Have you seen A Girl At My Door? What did you think?  

Cindy Zimmer

Live life to the fullest everyday - this is a the philosophy I try to live by and it's taken me on many adventures. I write about Korean culture from a non-Korean perspective as the editor/founder of ATK Magazine and I'm the Chair of the Board of Directors of the Toronto Korean Film Festival (TKFF). Previously, I ran a Korean-English language exchange group (in Toronto) for 3 years to stay connected to my three years living in Korea as an English teacher. I love music, film, food and sports and write about 3 of the 4.

One thought on “TIFF Review: A Girl At My Door (도희야)
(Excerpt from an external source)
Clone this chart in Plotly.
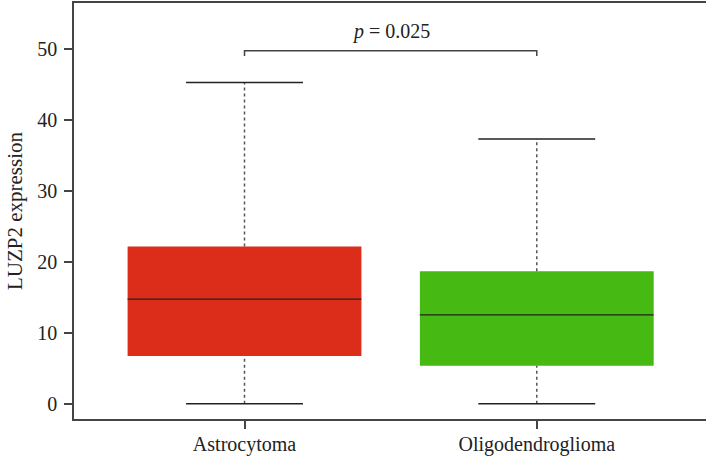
import plotly.graph_objects as go

categories = ["Astrocytoma", "Oligodendroglioma"]
positions = [1, 2]
q1 = [6.75, 5.35]
median = [14.75, 12.55]
q3 = [22.2, 18.7]
lower_whisker = [0.0, 0.0]
upper_whisker = [45.3, 37.35]
colors = ["#DC2D1B", "#46B913"]
p_text = "<i>p</i> = 0.025"
bracket_y = [49.05, 49.8]
y_ticks = [0, 10, 20, 30, 40, 50]

FONT = "Liberation Serif"
box_w = 0.8
cap_w = 0.4

fig = go.Figure()

# boxes
fig.add_trace(go.Bar(x=positions, y=[b - a for a, b in zip(q1, q3)], base=q1,
                     width=box_w, marker=dict(color=colors, line=dict(width=0)),
                     showlegend=False, hoverinfo="skip"))

for i, x in enumerate(positions):
    # whiskers (dotted)
    fig.add_trace(go.Scatter(x=[x, x], y=[q3[i], upper_whisker[i]], mode="lines",
                             line=dict(color="#555555", width=1.5, dash="dot"),
                             showlegend=False, hoverinfo="skip"))
    fig.add_trace(go.Scatter(x=[x, x], y=[lower_whisker[i], q1[i]], mode="lines",
                             line=dict(color="#555555", width=1.5, dash="dot"),
                             showlegend=False, hoverinfo="skip"))
    # caps
    for v in (lower_whisker[i], upper_whisker[i]):
        fig.add_trace(go.Scatter(x=[x - cap_w / 2, x + cap_w / 2], y=[v, v], mode="lines",
                                 line=dict(color="#222222", width=1.5),
                                 showlegend=False, hoverinfo="skip"))
    # median
    fig.add_trace(go.Scatter(x=[x - box_w / 2, x + box_w / 2], y=[median[i], median[i]],
                             mode="lines", line=dict(color="#222222", width=1.3),
                             showlegend=False, hoverinfo="skip"))

# significance bracket
fig.add_trace(go.Scatter(x=[positions[0], positions[0], positions[1], positions[1]],
                         y=[bracket_y[0], bracket_y[1], bracket_y[1], bracket_y[0]],
                         mode="lines", line=dict(color="#444444", width=1.5),
                         showlegend=False, hoverinfo="skip"))
fig.add_annotation(x=(positions[0] + positions[1]) / 2, y=50.6, yanchor="bottom",
                   text=p_text, showarrow=False,
                   font=dict(family=FONT, size=20, color="#222222"))

fig.update_layout(
    width=706, height=456,
    margin=dict(l=74, r=0, t=3, b=37),
    plot_bgcolor="white", paper_bgcolor="white",
    font=dict(family=FONT, size=19, color="#222222"),
    xaxis=dict(range=[0.4166, 2.579], tickvals=positions, ticktext=categories,
               showline=True, mirror=True, linecolor="#444444", linewidth=1.5,
               ticks="outside", ticklen=8, tickwidth=1.5, tickcolor="#444444",
               showgrid=False, zeroline=False, tickfont=dict(size=20),
               ticklabelstandoff=-2, automargin=False),
    yaxis=dict(range=[-2.15, 56.53], tickvals=y_ticks,
               showline=True, linecolor="#444444", linewidth=1.5,
               ticks="outside", ticklen=8, tickwidth=1.5, tickcolor="#444444",
               showgrid=False, zeroline=False, tickfont=dict(size=20),
               ticklabelstandoff=3, automargin=False,
               title=dict(text="LUZP2 expression", font=dict(size=21), standoff=9)),
)

fig.write_html("out.html", config={"displayModeBar": False},
               post_script="document.body.style.margin='0';document.body.style.overflow='hidden';")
  • February 17, 2015 at 12:19 am

    **spoilers below**
    I agree, just a well told story with outstanding actors to pull it off. The end with the police man saying, “I am not sure I should say this .. Dohee is a monster” speech. I watched as that conversation makes her change her mind to “rescue” the girl again. My impression is that “labeling and social politics” was ruling the day again — so she knew the abusive cycle was just going to start again.

    When Young get’s arrested, she is stunned (dazed) at how the system has betrayed her — a prison filled with the innocent, and the evil allowed to be free by manipulating the system and public opinion. And only when the good essentially fights back in kind, does the system correct itself.

    If you look at Young’s expression during the policeman’s final comments, her dazed look ends — she awakes — to see the reality of what is going on — and makes a decision that is clear as a bell to her.